Twelve financial management tips from Sarah Thelwall


logomycake
contribution by Sarah Thelwall, founder, MyCake.org

Sarah Thelwall, from the creative business benchmarking and accounting service MyCake.org, offers you 12 top tips for managing your business finances during the recession.


1. Know your client base

You need to nurture good sources of income – clients who pay on time or at a good rate. Do you know who your best clients are? 
• 80% of your business usually comes from 20% of your clients… do you know which ones?
• who pays at your best rate and who pays on time?
• are these the clients who take up your best time, or does a number of small project do that?
By all means accept work from less qualified clients, but keep your focus and manage your time so they don’t detract from the important sources of income. In the better times you can politely decline work from the worst clients…

2. Don’t forget the small stuff

If you’ve been growing your business in good times, you’ll have had your eye on the big prize projects but if these are not happening fast enough, you need to go back and take a look at the smaller stuff that you may feel you’d outgrown. It is safe territory where you’ve built up reputation and trust.

3. Do some safe stuff

You’ll sleep better at night if you have some bread and butter income underpinning your business. As a guide, bread and butter income should cover your fixed costs each month, e.g. the rent, rates and utilities but not wages.

4. Ask for work

Are you missing out on work simply because you aren’t asking for it? Commissioners, brands and the other major players still need content. The Public sector still has budget (for one more year at least). Consider that your clients want to work with you, they want to give you their money and you need to give them every opportunity to do so: if you are designing one project, ask if there is other work you can design – e.g. graphics for offset print can pitch for exhibition and event graphics.
Don’t be afraid to ring up existing/previous clients and ask for work - projects from last year still need new material this year. There are ways of phrasing this that sound less desperate “are there projects on your to do list that we should be talking about?”

5. Add value

If you are under pressure to make compromises on price, don’t drop your daily rate but do over deliver.  Look at ways you can offer more value that don’t cost you anything more your time. Consider billing or budgeting for 5 days and plan to put in 7 days work.

6. Employ the best you can afford

People are 100% the hardest thing to get right and the most important for your business.

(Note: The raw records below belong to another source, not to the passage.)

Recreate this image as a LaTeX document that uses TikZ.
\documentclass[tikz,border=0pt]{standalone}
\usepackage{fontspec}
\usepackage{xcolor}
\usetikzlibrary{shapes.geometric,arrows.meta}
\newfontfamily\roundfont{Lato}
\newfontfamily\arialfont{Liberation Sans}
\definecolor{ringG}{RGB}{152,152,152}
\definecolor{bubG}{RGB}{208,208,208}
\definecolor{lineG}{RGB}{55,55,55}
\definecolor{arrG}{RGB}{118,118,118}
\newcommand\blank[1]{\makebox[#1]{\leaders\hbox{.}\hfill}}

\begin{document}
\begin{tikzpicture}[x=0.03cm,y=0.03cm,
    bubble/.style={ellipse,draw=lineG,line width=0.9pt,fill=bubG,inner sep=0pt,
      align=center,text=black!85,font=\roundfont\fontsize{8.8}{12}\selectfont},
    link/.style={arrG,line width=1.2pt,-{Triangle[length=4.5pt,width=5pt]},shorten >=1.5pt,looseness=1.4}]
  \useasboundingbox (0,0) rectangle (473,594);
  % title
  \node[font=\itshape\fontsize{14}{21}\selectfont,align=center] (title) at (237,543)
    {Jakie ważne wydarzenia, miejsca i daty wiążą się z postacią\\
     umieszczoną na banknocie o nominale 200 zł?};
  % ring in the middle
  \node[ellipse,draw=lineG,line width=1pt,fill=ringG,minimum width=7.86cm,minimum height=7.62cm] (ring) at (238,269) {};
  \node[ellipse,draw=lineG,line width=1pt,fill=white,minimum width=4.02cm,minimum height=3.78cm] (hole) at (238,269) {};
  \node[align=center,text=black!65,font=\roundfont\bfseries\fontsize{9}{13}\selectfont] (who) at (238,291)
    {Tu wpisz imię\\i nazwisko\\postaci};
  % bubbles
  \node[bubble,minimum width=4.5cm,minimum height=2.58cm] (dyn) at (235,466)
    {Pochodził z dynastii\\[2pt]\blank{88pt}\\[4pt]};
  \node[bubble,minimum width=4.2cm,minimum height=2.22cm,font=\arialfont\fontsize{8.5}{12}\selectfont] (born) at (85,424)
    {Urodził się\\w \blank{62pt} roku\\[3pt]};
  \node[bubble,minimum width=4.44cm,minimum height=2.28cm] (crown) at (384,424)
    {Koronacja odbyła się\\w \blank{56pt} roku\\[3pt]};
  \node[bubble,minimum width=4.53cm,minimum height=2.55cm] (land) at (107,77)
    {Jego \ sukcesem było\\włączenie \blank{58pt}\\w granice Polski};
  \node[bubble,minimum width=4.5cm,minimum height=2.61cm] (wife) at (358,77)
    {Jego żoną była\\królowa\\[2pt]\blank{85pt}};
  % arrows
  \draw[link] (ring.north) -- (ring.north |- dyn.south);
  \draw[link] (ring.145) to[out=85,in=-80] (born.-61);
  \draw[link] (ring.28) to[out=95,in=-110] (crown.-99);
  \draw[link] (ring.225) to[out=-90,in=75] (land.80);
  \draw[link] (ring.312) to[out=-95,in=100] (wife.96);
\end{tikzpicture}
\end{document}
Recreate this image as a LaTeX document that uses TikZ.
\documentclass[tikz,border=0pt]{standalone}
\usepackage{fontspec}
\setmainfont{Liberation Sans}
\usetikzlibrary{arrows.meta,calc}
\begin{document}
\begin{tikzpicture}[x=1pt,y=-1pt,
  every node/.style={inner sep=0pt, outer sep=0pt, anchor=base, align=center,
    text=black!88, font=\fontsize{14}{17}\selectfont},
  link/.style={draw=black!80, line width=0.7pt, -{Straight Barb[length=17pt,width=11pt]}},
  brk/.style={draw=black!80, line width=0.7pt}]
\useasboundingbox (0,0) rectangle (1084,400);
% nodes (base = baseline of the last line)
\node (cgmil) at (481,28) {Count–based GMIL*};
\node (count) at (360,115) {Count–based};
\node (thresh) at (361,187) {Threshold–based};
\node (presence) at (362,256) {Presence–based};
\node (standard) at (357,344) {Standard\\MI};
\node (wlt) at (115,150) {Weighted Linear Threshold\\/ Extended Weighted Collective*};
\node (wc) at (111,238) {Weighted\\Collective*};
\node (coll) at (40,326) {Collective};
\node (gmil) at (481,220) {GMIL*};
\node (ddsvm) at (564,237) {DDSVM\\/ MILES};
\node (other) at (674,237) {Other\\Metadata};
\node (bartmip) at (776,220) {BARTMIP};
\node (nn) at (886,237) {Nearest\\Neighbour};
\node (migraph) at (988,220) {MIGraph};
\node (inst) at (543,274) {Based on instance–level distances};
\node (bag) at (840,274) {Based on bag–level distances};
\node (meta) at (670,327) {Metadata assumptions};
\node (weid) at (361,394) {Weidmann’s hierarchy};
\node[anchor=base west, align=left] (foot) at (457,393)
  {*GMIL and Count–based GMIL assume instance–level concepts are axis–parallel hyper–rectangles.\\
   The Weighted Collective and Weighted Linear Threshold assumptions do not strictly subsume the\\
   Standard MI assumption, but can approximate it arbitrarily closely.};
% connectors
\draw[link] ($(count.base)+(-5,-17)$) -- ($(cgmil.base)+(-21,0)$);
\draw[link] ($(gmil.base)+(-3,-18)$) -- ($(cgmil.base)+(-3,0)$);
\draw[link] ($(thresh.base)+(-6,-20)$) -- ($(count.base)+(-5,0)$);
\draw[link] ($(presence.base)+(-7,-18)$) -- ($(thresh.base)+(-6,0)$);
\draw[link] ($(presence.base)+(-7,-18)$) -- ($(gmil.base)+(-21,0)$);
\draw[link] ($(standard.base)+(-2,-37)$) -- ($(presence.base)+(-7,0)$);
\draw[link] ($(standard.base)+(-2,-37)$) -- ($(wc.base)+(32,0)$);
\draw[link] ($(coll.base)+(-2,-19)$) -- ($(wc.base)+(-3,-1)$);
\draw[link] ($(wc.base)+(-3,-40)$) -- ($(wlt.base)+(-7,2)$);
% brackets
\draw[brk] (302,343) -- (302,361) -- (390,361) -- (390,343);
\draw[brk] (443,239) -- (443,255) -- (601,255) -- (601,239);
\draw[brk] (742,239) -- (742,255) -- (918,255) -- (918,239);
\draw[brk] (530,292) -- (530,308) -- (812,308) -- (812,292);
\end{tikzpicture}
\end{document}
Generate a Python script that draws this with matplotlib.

Right now fewer jobs means it’s an employers’ market - raise the bar of who you want to fill the jobs you offer and work on hiring people with the right personality rather than for their CV – you have to get along first and foremost.
If you cannot afford the best then consider hiring the best for one or two days a week instead of full time – you benefit more in the long run.  Maintain your morals, pay people fair wages just as you would’ve before the recession.

7. Cash flow is king

Bad cash flow kills quicker than poor profitability. If you’re getting squeezed find ways to share some of the pain with your suppliers by negotiating better prices and longer credit terms.  Identify your key suppliers and know how important you are to them before you negotiate.  Also look at supporting your supplier, not just driving down price, but consider loyalty and building a long term relationship to help you both get through the tough times.

8. Keep visible

Don’t hibernate and hope to survive. In a recession people can easily assume you’ve gone. It’s important to keep your attitude positive as it’s easy to get overly gloomy.  Recessions are an opportunity as your less committed competitors fall by the wayside. Make sure you find a way to keep some marketing budget and it will put you in a stronger position as you emerge from the downturn.

9. Investment isn’t dead

You can still have investment conversations in this market – don’t assume the window is closed for new deals, it’s just different.
Venture capitalists have funds they need to invest if they are to make the returns they’ve offered, so they need deal flow. Right now there are fewer good deals for them because in the current market fewer businesses are going to make the returns they like to see, but they are still looking. Get out there and start having conversations.

10. Invest in ideas

If you are not working at capacity then split the team between client work, pitching for new work and developing new ideas. R&D investment now will put you in a stronger position for winning business.
Consider how you plan your R&D. Perhaps put your best brains and most productive time towards R&D or scheduling time each day or week for R&D and then build client work around it.

11. Take risks

A recession is a good time to get rid of old fashioned ways and try new things. People are more open to new ideas and ways of thinking. Right now the broadcast crowd is taking cross platform more seriously (it’s cheaper but it’s also a good time to take a risk as failure is easier to disguise and the pressure of high expectation is off a little).
It is also important to be doing something new – your clients can no longer afford to be followers or they lose business too.

12. Get tough

Planning for bad times in advance helps you make tough decisions objectively rather than getting caught up in the emotion and security of keeping a vision going. It’s never too late to plan.  Know your worst case scenario and work out the minimum you need to keep going. Then make it worse still, assume 30% less income and 20% more cost and see how bad that is.
If you’ve planned answers to the tough questions in advance it is far easier to implement the actions when you get to a bad point. If you have to agonise over it when it happens it will take you longer to decide, you’ll haemorrhage more money and you’ll put off the decision in the hope that it will get better.